The group has always been special to me because of the personal connection, but beyond that, they were just plain good! One of the best Rock groups of all time, right up there with the Eagles and Beatles.
JOHN adds: I can't resist noting that John Fogerty starred in one of the great moments in litigation history. After his run with Creedence ended, he was out of music for a while. He then embarked on a solo career with a new record company. His old record company owned the copyrights to all of his old CCR songs, and they actually had the temerity to sue Fogerty for copyright infringement. They claimed that his new material infringed their copyright on some of his old songs.
The case went to trial, and Fogerty's lawyer put him on the stand--with his guitar--for direct examination. Fogerty put on a tutorial on rock and roll music for the jury. He explained how rock and roll songs are constructed, and, singing and playing periodically, illustrated basic concepts like bridges and backbeat. He talked about his own song-writing techniques, and explained the ways in which his new material was different from the old. Asked to respond directly to the record company's complaint, he said sheepishly, "I guess it's true that I sound a lot like myself." As I recall, it took the jury only a few minutes to rule in Fogerty's favor. As a lawyer, I'd pay money for the fun of walking Fogerty and his guitar through that examination.
DEACON adds: John or Scott may have to correct me, but I believe that Fogerty's litigation battles caused him to write Zanz Kant Danz, which he had to change to "Vanz Kant Danz" when "Zanz" took offense. I also have a vague recollection that Fogerty wrote a song that included the lyric "Where do you live? Century City" referring to how much time he had to spend on litigation matters in Century City, the heart of L.A.'s entertainment law practice. But I may be confusing Fogerty with another singer or group.
Here is one account of the dispute between Fogerty and Saul Zaentz that, as I understand it, was the source of both the litigation and the song.
FINAL UPDATE: The last word on Proud Mary goes to reader Jerry Hurtubise:
I loved CCR's music, and count some of the hits as all-time classics.
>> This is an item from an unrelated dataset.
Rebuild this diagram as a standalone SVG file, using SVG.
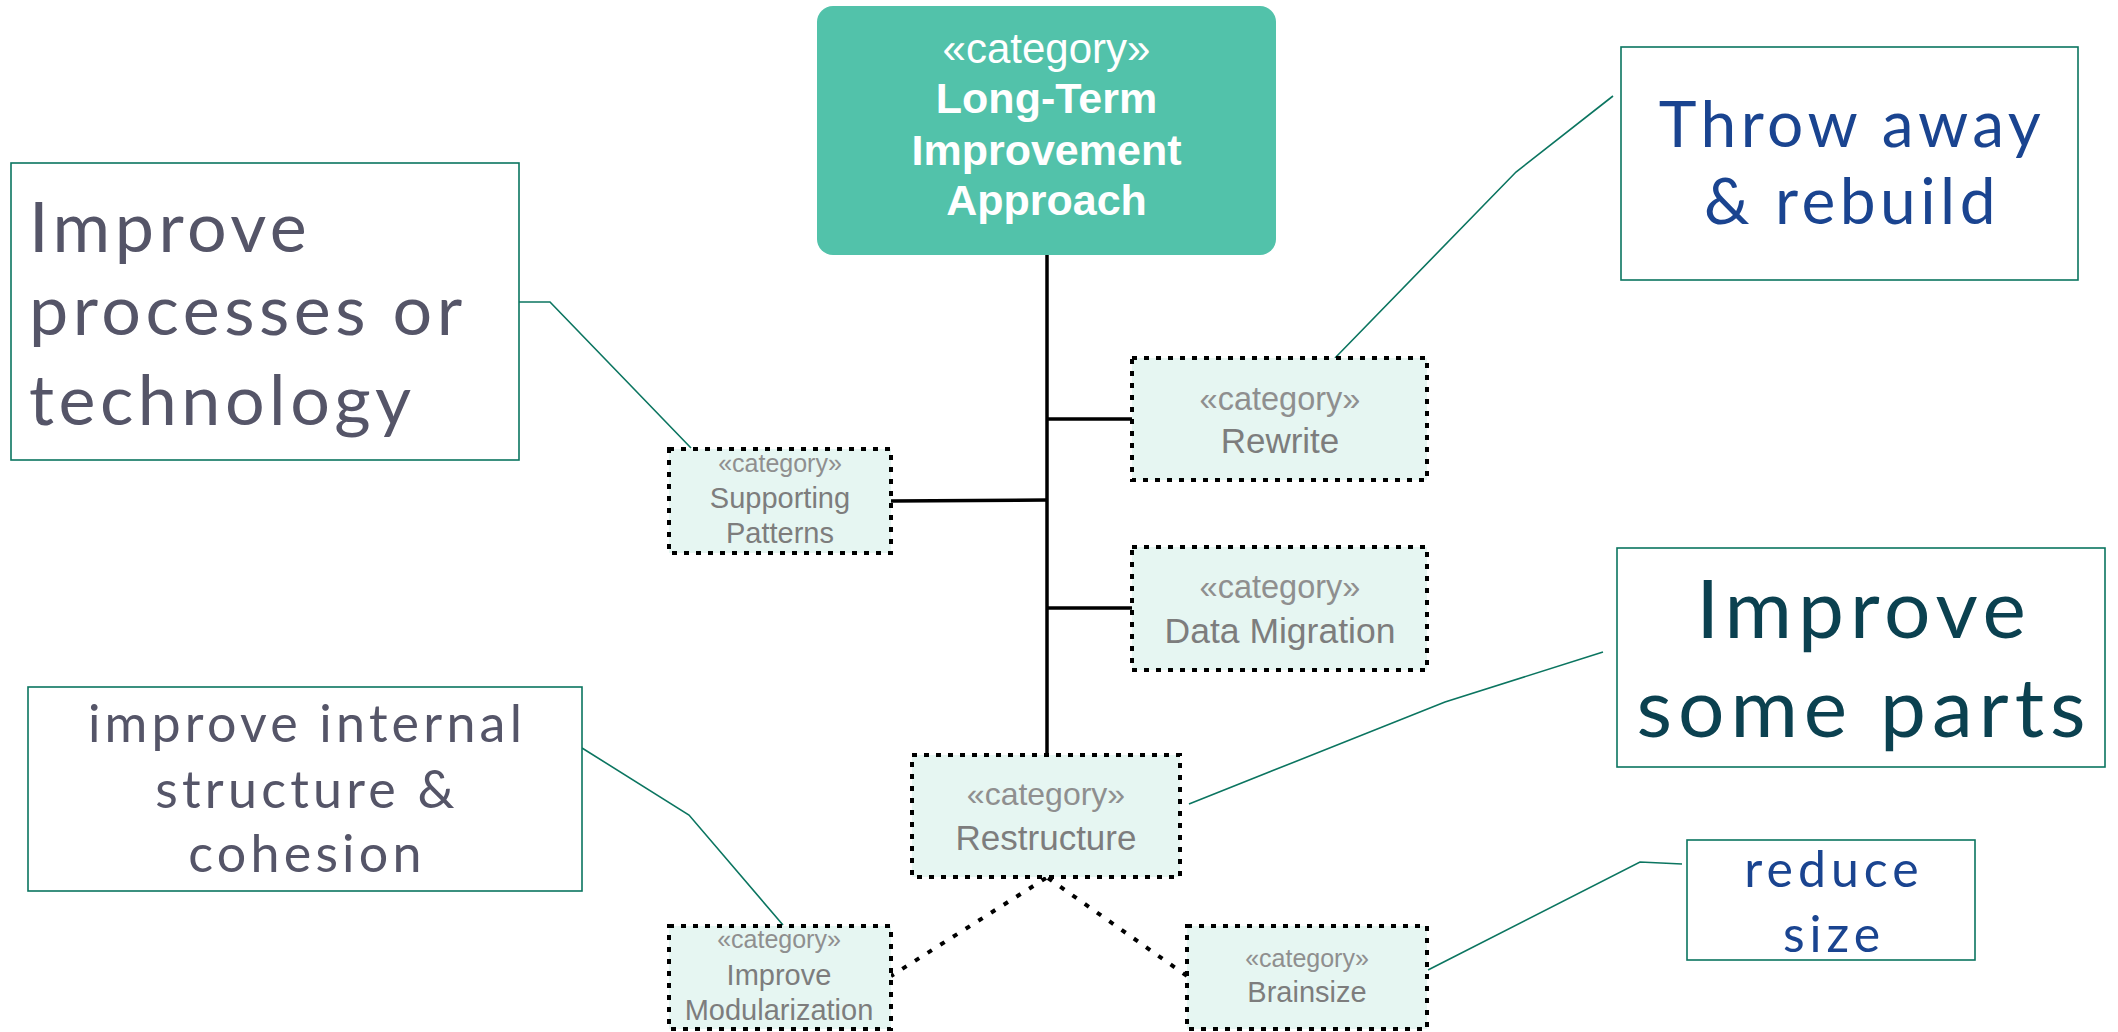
<svg xmlns="http://www.w3.org/2000/svg" width="2118" height="1032" viewBox="0 0 2118 1032">
<style>
.cat{fill:#e6f6f2;stroke:#000;stroke-width:4;stroke-dasharray:5 7}
.st{font-family:"Liberation Sans",Arial,sans-serif;fill:#8f8f8f;text-anchor:middle}
.nm{font-family:"Liberation Sans",Arial,sans-serif;fill:#7d7d7d;text-anchor:middle}
.note{fill:#fff;stroke:#0b7560;stroke-width:1.6}
.nl{fill:none;stroke:#0b7560;stroke-width:1.6}
.ct{font-family:Lato,"Noto Sans",sans-serif}
.solid{fill:none;stroke:#000;stroke-width:3.5}
.dot{fill:none;stroke:#000;stroke-width:4;stroke-dasharray:5 10}
</style>
<g id="connectors">
<path class="solid" d="M1047 255 V755"/>
<path class="solid" d="M1047 419 H1132"/>
<path class="solid" d="M1047 608 H1132"/>
<path class="solid" d="M891 501 L1047 500"/>
<path class="dot" d="M1046 878 L891 976"/>
<path class="dot" d="M1048 878 L1187 976"/>
<path class="nl" d="M519 302 H550 L691 448"/>
<path class="nl" d="M1335 358 L1516 172 L1613 96"/>
<path class="nl" d="M1189 804 L1445 702 L1603 652"/>
<path class="nl" d="M582 748 L689 815 L783 925"/>
<path class="nl" d="M1428 970 L1640 862 L1682 864"/>
</g>
<g id="long-term">
<rect x="817" y="6" width="459" height="249" rx="16" fill="#52c2aa"/>
<text x="1046.5" y="63" font-family="Liberation Sans,Arial,sans-serif" font-size="42" fill="#fff" text-anchor="middle">«category»</text>
<text x="1046.5" y="113" font-family="Liberation Sans,Arial,sans-serif" font-size="43" font-weight="bold" fill="#fff" text-anchor="middle">Long-Term</text>
<text x="1046.5" y="165" font-family="Liberation Sans,Arial,sans-serif" font-size="43" font-weight="bold" fill="#fff" text-anchor="middle">Improvement</text>
<text x="1046.5" y="215" font-family="Liberation Sans,Arial,sans-serif" font-size="43" font-weight="bold" fill="#fff" text-anchor="middle">Approach</text>
</g>
<g id="rewrite">
<rect class="cat" x="1132" y="358" width="295" height="122"/>
<text class="st" x="1280" y="410" font-size="32.5">«category»</text>
<text class="nm" x="1280" y="453" font-size="35">Rewrite</text>
</g>
<g id="data-migration">
<rect class="cat" x="1132" y="547" width="295" height="123"/>
<text class="st" x="1280" y="598" font-size="32.5">«category»</text>
<text class="nm" x="1280" y="643" font-size="35.5">Data Migration</text>
</g>
<g id="supporting-patterns">
<rect class="cat" x="669" y="449" width="222" height="104"/>
<text class="st" x="780" y="472" font-size="25">«category»</text>
<text class="nm" x="780" y="508" font-size="29">Supporting</text>
<text class="nm" x="780" y="543" font-size="29">Patterns</text>
</g>
<g id="restructure">
<rect class="cat" x="912" y="755" width="268" height="122"/>
<text class="st" x="1046" y="805" font-size="32">«category»</text>
<text class="nm" x="1046" y="850" font-size="35">Restructure</text>
</g>
<g id="improve-modularization">
<rect class="cat" x="669" y="926" width="222" height="103"/>
<text class="st" x="779" y="948" font-size="25">«category»</text>
<text class="nm" x="779" y="985" font-size="29">Improve</text>
<text class="nm" x="779" y="1020" font-size="29">Modularization</text>
</g>
<g id="brainsize">
<rect class="cat" x="1187" y="926" width="240" height="103"/>
<text class="st" x="1307" y="967" font-size="25">«category»</text>
<text class="nm" x="1307" y="1002" font-size="29">Brainsize</text>
</g>
<g id="note-processes">
<rect class="note" x="11" y="163" width="508" height="297"/>
<g class="ct" font-size="70" fill="#555568" letter-spacing="4.5">
<text x="29" y="252">Improve</text>
<text x="29" y="335">processes or</text>
<text x="29" y="425">technology</text>
</g>
</g>
<g id="note-throw">
<rect class="note" x="1621" y="47" width="457" height="233"/>
<g class="ct" font-size="64" fill="#1a4490" text-anchor="middle" letter-spacing="4.5">
<text x="1852" y="147">Throw away</text>
<text x="1852" y="224">&amp; rebuild</text>
</g>
</g>
<g id="note-some-parts">
<rect class="note" x="1617" y="548" width="488" height="219"/>
<g class="ct" font-size="82" fill="#0b4150" text-anchor="middle" letter-spacing="6">
<text x="1864" y="638">Improve</text>
<text x="1864" y="737">some parts</text>
</g>
</g>
<g id="note-internal">
<rect class="note" x="28" y="687" width="554" height="204"/>
<g class="ct" font-size="52" fill="#555568" text-anchor="middle" letter-spacing="4.2">
<text x="307" y="742">improve internal</text>
<text x="307" y="808">structure &amp;</text>
<text x="307" y="872">cohesion</text>
</g>
</g>
<g id="note-reduce">
<rect class="note" x="1687" y="840" width="288" height="120"/>
<g class="ct" font-size="50" fill="#1a4490" text-anchor="middle" letter-spacing="5">
<text x="1834" y="887">reduce</text>
<text x="1834" y="952">size</text>
</g>
</g>
</svg>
Tolerated their epic Proud Mary until Ike and Tina Turner ruined it, whereupon it became one of the songs on my Ten Most Detested Songs list.To that end, when my wife and I signed a contract for a band to play at our wedding, we added a clause that specified "The song Proud Mary, in any form, is to be played at this event only upon the direct request of the groom."
When my father, who was footing a significant portion of the bill, got enough bourbon in him and requested the song, they pointed to me, and I was forced to relent. Great band, great party, and they did a decent job with that detestable song, Proud Mary.